_What is expected:_ Determine how many lines of the records include "matplotlib", and answer with the number alone.

_Data to use:_
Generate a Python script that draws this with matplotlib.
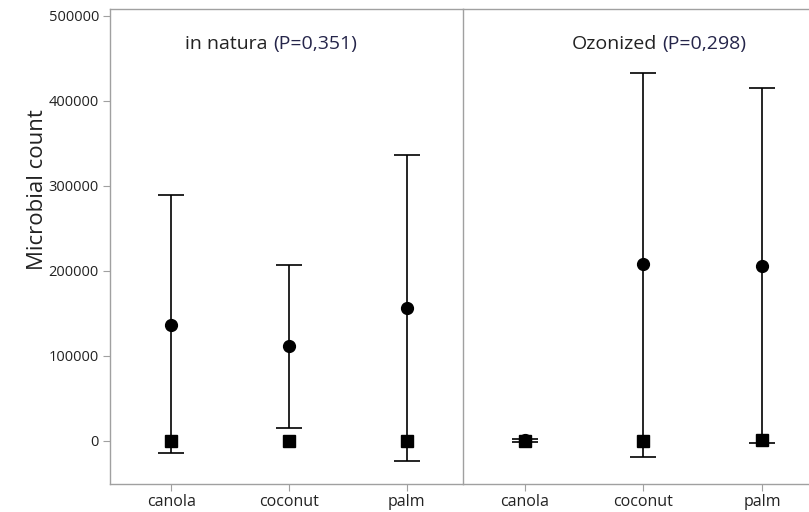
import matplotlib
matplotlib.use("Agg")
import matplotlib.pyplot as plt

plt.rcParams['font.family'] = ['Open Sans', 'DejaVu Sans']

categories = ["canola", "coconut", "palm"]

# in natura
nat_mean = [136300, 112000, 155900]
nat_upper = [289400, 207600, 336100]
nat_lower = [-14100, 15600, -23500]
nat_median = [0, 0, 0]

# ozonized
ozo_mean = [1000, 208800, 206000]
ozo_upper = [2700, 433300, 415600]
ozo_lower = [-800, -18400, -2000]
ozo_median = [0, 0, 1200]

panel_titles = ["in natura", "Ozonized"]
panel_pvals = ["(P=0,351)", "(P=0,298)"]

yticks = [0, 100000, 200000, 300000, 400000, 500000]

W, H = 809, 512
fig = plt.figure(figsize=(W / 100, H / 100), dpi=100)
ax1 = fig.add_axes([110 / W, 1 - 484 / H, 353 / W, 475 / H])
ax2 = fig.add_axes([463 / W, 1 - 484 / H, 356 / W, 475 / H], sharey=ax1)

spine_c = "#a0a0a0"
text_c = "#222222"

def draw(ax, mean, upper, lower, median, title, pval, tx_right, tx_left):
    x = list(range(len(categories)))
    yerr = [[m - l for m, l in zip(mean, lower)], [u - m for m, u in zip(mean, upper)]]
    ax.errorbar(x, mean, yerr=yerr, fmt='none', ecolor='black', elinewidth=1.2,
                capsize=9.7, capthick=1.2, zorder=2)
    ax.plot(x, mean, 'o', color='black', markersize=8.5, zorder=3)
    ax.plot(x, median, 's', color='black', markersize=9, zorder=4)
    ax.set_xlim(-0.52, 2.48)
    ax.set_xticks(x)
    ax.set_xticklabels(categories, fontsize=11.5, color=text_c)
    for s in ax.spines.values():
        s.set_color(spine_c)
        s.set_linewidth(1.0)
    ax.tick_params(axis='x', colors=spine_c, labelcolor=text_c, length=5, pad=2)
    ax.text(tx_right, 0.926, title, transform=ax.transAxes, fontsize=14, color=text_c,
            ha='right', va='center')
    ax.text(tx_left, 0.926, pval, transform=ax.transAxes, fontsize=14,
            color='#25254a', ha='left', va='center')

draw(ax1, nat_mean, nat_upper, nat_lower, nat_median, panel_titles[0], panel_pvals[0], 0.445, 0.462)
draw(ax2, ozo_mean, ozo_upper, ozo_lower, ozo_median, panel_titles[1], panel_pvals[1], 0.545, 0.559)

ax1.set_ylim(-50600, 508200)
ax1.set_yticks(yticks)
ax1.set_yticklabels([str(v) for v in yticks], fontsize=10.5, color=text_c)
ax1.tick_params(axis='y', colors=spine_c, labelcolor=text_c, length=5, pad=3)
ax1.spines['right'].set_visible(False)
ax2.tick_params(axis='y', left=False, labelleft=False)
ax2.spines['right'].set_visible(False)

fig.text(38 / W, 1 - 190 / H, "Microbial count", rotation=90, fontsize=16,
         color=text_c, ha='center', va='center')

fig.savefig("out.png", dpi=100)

* * *

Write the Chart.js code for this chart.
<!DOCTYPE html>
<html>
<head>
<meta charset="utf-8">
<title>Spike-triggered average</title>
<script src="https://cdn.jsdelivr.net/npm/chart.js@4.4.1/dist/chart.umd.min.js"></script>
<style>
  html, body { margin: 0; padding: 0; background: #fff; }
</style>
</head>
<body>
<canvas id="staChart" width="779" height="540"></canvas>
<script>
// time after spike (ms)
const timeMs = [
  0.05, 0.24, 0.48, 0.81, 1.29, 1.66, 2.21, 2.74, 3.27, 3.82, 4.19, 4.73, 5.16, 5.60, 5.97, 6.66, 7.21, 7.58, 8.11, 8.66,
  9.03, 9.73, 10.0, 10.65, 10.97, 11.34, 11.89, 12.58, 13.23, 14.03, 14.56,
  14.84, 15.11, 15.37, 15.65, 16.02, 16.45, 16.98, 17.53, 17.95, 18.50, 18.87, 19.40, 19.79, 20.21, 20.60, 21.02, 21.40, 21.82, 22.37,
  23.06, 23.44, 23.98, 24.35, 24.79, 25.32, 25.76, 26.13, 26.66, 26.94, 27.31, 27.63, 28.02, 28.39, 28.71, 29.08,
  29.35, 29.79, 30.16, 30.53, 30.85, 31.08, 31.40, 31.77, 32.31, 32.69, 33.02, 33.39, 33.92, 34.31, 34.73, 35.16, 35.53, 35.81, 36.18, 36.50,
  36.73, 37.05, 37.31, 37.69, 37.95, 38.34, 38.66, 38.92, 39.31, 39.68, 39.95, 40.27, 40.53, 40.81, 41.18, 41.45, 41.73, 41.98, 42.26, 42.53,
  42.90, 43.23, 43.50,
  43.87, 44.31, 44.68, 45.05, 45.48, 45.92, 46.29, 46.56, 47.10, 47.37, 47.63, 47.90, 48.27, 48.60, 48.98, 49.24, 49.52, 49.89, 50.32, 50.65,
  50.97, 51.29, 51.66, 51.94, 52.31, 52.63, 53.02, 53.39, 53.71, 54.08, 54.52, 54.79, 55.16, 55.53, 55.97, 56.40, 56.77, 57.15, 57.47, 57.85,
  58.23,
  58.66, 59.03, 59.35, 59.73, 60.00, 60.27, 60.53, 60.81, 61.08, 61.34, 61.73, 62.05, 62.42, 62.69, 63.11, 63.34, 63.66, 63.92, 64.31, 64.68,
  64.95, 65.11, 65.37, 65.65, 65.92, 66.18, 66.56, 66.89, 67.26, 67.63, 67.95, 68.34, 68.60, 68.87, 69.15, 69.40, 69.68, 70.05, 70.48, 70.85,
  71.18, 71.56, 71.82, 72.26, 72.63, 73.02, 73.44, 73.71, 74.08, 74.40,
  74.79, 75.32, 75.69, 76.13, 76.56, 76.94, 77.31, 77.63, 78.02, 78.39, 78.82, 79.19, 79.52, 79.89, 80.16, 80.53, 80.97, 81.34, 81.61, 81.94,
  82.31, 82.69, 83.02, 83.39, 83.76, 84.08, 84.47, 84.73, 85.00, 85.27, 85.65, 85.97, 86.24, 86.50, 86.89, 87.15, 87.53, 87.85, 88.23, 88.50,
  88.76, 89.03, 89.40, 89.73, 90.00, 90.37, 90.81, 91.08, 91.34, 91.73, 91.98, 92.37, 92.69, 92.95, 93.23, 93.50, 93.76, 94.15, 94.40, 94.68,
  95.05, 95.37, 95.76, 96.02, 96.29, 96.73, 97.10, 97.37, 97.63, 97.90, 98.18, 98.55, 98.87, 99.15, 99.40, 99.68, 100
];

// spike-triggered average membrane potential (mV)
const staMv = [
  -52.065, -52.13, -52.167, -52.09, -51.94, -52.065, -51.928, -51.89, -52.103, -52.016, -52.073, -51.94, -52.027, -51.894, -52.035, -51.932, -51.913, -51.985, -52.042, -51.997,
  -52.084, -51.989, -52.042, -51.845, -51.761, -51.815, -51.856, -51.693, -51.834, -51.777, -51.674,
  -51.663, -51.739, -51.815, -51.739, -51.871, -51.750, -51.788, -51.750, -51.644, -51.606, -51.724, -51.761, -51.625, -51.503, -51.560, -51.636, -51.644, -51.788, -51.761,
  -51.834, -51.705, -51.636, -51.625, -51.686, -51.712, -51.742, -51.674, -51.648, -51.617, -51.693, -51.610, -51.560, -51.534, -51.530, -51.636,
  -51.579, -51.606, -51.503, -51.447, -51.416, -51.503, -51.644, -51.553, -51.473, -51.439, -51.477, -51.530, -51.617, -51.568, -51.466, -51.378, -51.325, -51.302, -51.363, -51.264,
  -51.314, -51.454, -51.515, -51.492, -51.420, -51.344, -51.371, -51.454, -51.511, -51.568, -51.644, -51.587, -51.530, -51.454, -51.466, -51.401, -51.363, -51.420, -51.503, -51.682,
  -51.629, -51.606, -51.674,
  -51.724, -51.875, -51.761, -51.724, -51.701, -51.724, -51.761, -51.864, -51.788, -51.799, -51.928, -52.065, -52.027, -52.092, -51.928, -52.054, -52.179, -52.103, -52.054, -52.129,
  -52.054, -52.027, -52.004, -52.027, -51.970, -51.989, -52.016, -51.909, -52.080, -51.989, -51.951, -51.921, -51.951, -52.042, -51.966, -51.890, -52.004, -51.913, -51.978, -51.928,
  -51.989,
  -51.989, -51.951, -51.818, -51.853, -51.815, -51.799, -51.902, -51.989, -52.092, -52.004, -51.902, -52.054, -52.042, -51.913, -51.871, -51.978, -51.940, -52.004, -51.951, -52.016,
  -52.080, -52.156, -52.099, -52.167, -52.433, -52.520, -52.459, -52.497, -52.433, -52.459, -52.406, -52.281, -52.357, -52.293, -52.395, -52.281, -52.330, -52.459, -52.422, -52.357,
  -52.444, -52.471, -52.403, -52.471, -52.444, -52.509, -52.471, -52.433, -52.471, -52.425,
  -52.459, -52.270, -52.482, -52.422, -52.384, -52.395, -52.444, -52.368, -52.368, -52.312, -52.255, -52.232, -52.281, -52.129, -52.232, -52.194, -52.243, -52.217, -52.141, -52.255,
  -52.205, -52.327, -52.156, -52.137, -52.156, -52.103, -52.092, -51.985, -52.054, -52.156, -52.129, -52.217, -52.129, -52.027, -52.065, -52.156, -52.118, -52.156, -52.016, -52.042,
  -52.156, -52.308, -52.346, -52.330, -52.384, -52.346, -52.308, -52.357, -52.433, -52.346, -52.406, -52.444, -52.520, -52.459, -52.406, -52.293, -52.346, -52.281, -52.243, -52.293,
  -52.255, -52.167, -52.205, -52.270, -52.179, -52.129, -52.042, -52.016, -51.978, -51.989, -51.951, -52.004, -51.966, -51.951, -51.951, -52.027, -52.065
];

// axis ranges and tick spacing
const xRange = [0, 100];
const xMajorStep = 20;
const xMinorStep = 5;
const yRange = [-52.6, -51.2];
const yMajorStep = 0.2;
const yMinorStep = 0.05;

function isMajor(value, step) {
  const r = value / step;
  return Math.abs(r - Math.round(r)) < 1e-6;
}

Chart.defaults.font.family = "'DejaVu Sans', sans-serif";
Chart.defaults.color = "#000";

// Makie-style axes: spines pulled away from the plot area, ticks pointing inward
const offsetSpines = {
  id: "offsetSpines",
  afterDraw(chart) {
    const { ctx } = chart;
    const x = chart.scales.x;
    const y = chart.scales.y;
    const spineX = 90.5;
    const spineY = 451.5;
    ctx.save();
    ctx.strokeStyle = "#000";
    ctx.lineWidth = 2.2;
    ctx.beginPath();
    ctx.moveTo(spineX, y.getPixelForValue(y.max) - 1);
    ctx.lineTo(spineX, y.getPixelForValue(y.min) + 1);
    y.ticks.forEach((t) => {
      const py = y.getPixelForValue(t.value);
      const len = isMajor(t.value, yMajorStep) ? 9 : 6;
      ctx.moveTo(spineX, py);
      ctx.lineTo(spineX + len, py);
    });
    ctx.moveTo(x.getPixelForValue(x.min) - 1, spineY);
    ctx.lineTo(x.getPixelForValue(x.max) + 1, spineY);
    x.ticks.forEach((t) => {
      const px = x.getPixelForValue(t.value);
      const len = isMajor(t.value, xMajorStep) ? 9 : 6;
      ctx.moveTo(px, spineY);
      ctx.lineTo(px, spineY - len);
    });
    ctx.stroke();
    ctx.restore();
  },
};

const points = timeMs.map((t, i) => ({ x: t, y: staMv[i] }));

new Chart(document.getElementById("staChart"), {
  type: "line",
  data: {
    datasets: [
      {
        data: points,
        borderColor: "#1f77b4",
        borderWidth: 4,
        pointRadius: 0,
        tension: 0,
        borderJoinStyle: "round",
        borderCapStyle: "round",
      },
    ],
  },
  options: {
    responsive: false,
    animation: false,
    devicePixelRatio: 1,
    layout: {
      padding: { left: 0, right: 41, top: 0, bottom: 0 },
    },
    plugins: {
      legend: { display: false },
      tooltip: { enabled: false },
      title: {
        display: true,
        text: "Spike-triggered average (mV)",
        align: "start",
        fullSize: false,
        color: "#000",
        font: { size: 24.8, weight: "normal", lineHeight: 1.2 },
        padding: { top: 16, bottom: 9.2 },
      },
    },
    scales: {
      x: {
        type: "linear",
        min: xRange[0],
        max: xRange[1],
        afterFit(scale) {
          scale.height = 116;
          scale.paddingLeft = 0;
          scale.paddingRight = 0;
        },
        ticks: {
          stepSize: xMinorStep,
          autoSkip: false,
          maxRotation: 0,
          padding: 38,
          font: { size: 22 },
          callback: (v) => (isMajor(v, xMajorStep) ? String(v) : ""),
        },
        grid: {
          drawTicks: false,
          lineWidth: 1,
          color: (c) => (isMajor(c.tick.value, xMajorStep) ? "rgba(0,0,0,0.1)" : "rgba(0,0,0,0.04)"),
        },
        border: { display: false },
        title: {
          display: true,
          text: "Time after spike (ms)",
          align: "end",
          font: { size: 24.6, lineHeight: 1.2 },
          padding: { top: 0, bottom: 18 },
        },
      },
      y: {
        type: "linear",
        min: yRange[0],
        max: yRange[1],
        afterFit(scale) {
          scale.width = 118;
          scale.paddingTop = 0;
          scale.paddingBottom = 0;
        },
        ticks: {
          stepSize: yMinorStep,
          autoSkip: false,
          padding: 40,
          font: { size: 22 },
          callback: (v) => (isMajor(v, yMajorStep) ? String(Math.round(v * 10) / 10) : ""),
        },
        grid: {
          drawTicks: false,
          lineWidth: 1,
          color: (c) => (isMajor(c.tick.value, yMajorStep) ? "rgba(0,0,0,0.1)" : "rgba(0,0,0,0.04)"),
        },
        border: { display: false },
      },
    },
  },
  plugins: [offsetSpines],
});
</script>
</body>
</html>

==

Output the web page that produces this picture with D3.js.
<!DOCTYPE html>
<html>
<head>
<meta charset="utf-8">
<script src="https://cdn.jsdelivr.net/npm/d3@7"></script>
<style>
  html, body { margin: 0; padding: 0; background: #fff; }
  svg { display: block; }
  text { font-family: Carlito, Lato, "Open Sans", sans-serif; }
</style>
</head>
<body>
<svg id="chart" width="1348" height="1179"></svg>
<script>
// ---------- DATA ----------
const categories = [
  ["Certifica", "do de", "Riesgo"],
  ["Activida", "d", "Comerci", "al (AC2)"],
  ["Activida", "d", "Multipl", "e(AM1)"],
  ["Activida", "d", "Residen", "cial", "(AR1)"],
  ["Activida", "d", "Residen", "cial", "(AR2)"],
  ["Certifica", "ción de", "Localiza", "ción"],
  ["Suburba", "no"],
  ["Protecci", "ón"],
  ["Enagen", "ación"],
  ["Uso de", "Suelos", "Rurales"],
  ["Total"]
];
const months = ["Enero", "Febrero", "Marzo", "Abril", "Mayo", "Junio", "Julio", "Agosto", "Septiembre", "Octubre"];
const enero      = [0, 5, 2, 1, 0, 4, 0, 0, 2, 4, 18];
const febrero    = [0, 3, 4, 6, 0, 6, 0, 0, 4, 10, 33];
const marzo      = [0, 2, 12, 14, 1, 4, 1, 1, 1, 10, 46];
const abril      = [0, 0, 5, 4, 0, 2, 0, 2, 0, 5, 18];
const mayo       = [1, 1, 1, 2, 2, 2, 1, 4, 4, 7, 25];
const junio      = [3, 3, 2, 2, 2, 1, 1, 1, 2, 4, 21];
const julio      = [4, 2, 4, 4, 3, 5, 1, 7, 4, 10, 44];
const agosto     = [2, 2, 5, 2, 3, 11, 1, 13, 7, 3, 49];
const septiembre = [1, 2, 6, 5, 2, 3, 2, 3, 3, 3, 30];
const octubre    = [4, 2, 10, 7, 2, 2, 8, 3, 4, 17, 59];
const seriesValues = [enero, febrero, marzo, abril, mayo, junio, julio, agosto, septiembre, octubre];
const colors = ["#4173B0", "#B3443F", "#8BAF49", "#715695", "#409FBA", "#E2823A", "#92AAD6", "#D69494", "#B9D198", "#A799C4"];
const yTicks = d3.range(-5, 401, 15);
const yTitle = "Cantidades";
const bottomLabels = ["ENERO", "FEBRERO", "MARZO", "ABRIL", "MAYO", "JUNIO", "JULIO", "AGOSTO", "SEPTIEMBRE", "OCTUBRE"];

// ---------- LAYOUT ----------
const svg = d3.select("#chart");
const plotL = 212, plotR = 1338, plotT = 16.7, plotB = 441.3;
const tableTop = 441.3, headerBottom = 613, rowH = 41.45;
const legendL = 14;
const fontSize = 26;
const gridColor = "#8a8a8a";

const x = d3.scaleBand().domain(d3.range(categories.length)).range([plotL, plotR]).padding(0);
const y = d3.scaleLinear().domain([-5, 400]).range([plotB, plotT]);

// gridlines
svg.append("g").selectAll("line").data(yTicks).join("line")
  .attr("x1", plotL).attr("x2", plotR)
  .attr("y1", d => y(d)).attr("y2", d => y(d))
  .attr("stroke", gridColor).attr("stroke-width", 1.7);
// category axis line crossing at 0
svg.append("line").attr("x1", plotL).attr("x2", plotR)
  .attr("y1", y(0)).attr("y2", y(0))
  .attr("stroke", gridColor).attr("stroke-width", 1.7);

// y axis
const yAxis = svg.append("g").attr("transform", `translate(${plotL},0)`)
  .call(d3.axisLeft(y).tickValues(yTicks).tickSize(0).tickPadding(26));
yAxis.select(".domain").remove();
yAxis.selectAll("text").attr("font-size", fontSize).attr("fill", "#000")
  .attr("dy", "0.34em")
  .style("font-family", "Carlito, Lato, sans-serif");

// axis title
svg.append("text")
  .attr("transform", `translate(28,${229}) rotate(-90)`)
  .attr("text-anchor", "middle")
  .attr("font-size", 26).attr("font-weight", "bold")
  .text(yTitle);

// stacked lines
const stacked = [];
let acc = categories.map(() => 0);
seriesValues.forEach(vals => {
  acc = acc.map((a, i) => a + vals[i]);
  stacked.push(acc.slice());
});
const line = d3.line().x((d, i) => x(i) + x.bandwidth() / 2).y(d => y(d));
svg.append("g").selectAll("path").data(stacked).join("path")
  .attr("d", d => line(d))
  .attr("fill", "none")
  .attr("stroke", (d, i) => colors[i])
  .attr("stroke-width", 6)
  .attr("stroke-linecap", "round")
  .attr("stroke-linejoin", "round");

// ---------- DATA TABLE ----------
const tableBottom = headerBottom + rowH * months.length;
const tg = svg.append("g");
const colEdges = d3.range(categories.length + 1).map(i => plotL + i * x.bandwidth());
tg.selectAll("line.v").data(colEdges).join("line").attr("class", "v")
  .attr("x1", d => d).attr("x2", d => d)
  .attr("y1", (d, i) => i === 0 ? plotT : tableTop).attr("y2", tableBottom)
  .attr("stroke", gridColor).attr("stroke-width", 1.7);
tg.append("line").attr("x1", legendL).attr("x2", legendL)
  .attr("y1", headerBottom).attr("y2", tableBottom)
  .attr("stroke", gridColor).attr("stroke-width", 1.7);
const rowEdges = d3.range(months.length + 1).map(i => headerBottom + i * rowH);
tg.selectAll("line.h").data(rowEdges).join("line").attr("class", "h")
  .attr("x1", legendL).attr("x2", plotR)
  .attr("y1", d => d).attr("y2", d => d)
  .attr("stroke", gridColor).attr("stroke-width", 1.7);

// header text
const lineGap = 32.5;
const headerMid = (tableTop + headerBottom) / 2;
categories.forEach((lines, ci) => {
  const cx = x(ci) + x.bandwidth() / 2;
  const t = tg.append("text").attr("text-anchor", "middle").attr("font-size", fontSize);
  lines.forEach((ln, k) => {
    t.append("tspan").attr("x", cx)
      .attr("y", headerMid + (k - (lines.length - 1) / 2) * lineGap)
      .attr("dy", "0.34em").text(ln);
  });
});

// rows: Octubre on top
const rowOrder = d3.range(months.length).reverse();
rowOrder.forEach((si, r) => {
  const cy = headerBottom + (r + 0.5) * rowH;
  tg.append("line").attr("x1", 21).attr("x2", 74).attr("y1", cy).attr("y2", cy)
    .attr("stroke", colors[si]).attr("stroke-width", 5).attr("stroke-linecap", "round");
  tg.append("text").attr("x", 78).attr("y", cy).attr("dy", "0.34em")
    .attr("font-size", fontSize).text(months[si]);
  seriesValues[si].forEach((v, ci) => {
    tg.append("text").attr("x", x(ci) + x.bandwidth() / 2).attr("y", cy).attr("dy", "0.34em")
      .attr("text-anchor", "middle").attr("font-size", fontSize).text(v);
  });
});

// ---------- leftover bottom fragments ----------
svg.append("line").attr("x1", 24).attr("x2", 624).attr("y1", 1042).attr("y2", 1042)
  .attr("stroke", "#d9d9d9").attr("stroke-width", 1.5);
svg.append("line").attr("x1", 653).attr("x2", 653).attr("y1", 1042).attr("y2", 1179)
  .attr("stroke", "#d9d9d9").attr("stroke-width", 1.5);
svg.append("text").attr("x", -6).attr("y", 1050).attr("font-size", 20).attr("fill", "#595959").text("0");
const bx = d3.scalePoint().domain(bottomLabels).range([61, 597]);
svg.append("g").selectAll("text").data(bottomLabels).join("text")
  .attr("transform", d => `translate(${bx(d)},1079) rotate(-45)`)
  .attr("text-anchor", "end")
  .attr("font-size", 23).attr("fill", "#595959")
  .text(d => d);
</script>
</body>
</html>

_Result of this task:_ 4